In the patient with tuberculous lymphadenitis, cellulitis of neck was due to the secondary infection and suppuration of the lymphnodes due to caseation necrosis, which was treated with parenteral antimicrobial therapy and antitubercular treatment subsequently.,,,
As explained by DeMarie et al parapharyngeal abscess occurs after the point source of infection spreads in contiguity from either the tongue, teeth, parotids, submandibular glands or tonsils which tracks down to the digastric muscle and alongside to the middle third of sternocleidomastoid to present as an abscess.

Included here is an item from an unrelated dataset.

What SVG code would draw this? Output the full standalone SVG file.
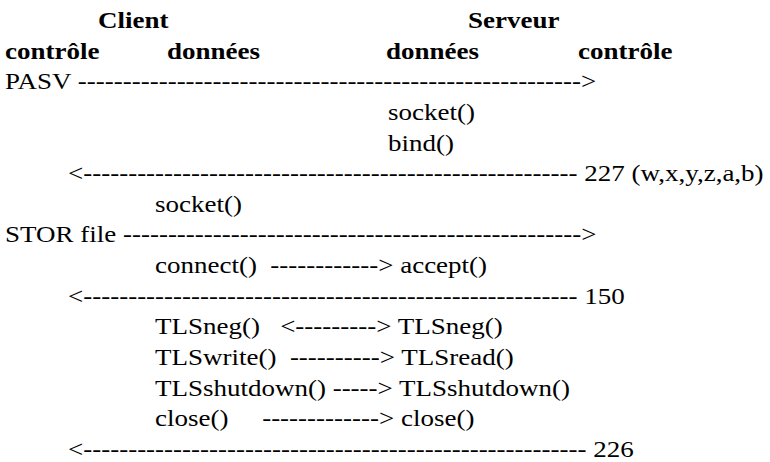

l All patients presenting with cellulitis neck should not be viewed as neck space infections alone.l The variability of pathological lesion beneath the cellulitis should be borne in mind.
l In advanced malignancies of larynx and hypopharynx, cellulitis of neck may be the only clinical presentation.l Dysphagia in any form should be investigated in detail.
l Timely intervention in treating such cases will prevent complications and prove to be life saving.
l Aggressive conservative treatment obviates the need for surgical intervention.